Print the listing from its top line through the line containing "plt.rcParams['font.family'] = ['Liberation", nothing more, and leave out the pictures.

*Supplied information*.
---*---

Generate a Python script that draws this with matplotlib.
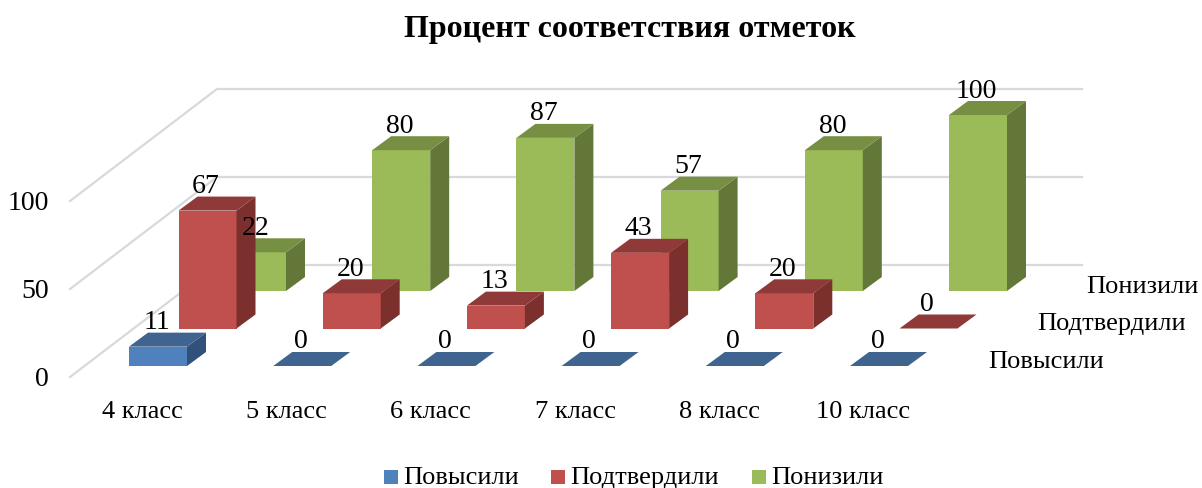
import matplotlib
matplotlib.use('Agg')
import matplotlib.pyplot as plt
from matplotlib.patches import Polygon, Rectangle

plt.rcParams['font.family'] = ['Liberation Serif', 'DejaVu Serif']

title = 'Процент соответствия отметок'
categories = ['4 класс', '5 класс', '6 класс', '7 класс', '8 класс', '10 класс']
series_names = ['Повысили', 'Подтвердили', 'Понизили']
povysili = [11, 0, 0, 0, 0, 0]
podtverdili = [67, 20, 13, 43, 20, 0]
ponizili = [22, 80, 87, 57, 80, 100]
y_ticks = [0, 50, 100]

# colours: front, top, side
colors = [('#4F81BD', '#3F648F', '#31507A'),
          ('#C0504D', '#8F3A38', '#7C302E'),
          ('#9BBB59', '#778F43', '#637838')]

# projection of the fake 3d chart, in pixels
x0, y0 = 129, 366
cat_step = 144.2
ser_dx, ser_dy = 49.5, -37.5
bar_w = 58
depth_x, depth_y = 19, -14
scale = 1.76


def draw_bar(ax, i, j, v):
	front, top, side = colors[j]
	left = x0 + cat_step * i + ser_dx * j
	base = y0 + ser_dy * j
	right = left + bar_w
	ytop = base - v * scale
	if v > 0:
		ax.add_patch(Rectangle((left, ytop), bar_w, v * scale, facecolor=front, edgecolor='none', zorder=3))
		ax.add_patch(Polygon([(right, base), (right + depth_x, base + depth_y), (right + depth_x, ytop + depth_y), (right, ytop)], facecolor=side, edgecolor='none', zorder=3))
	ax.add_patch(Polygon([(left, ytop), (right, ytop), (right + depth_x, ytop + depth_y), (left + depth_x, ytop + depth_y)], facecolor=top, edgecolor='none', zorder=3))
	ax.text(left + bar_w / 2 - 1.5, ytop + depth_y - 10, str(v), fontsize=20, ha='center', va='center', color='black', zorder=5)


fig = plt.figure(figsize=(12.02, 4.88), dpi=100, facecolor='white')
ax = fig.add_axes([0, 0, 1, 1])
ax.set_xlim(0, 1202)
ax.set_ylim(488, 0)
ax.axis('off')

ax.text(630, 29, title, fontsize=23, fontweight='bold', ha='center', va='center')

# walls
grid_color = '#D9D9D9'
for t in y_ticks:
	ys = 377 - t * scale
	ax.plot([70, 217, 1082], [ys, ys - 112, ys - 112], color=grid_color, lw=1.6, zorder=1, solid_joinstyle='miter')
	ax.text(49, ys + 3, str(t), fontsize=20, ha='right', va='center')

# back series first so front ones overlap
all_series = [povysili, podtverdili, ponizili]
for j in [2, 1, 0]:
	for i, v in enumerate(all_series[j]):
		draw_bar(ax, i, j, v)

for i, c in enumerate(categories):
	ax.text(142.5 + cat_step * i, 412, c, fontsize=19, ha='center', va='center')

ax.text(988, 362.5, series_names[0], fontsize=19, ha='left', va='center')
ax.text(1037, 324, series_names[1], fontsize=19, ha='left', va='center')
ax.text(1086, 287, series_names[2], fontsize=19, ha='left', va='center')

# legend
legend_x = [384, 551, 752]
for lx, name, col in zip(legend_x, series_names, colors):
	ax.add_patch(Rectangle((lx, 469.5), 14, 14, facecolor=col[0], edgecolor='none'))
	ax.text(lx + 19.5, 478, name, fontsize=19, ha='left', va='center')

fig.savefig('out.png', dpi=100)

---*---

*Exercise answer*.
Generate a Python script that draws this with matplotlib.
import matplotlib
matplotlib.use('Agg')
import matplotlib.pyplot as plt
from matplotlib.patches import Polygon, Rectangle

plt.rcParams['font.family'] = ['Liberation Serif', 'DejaVu Serif']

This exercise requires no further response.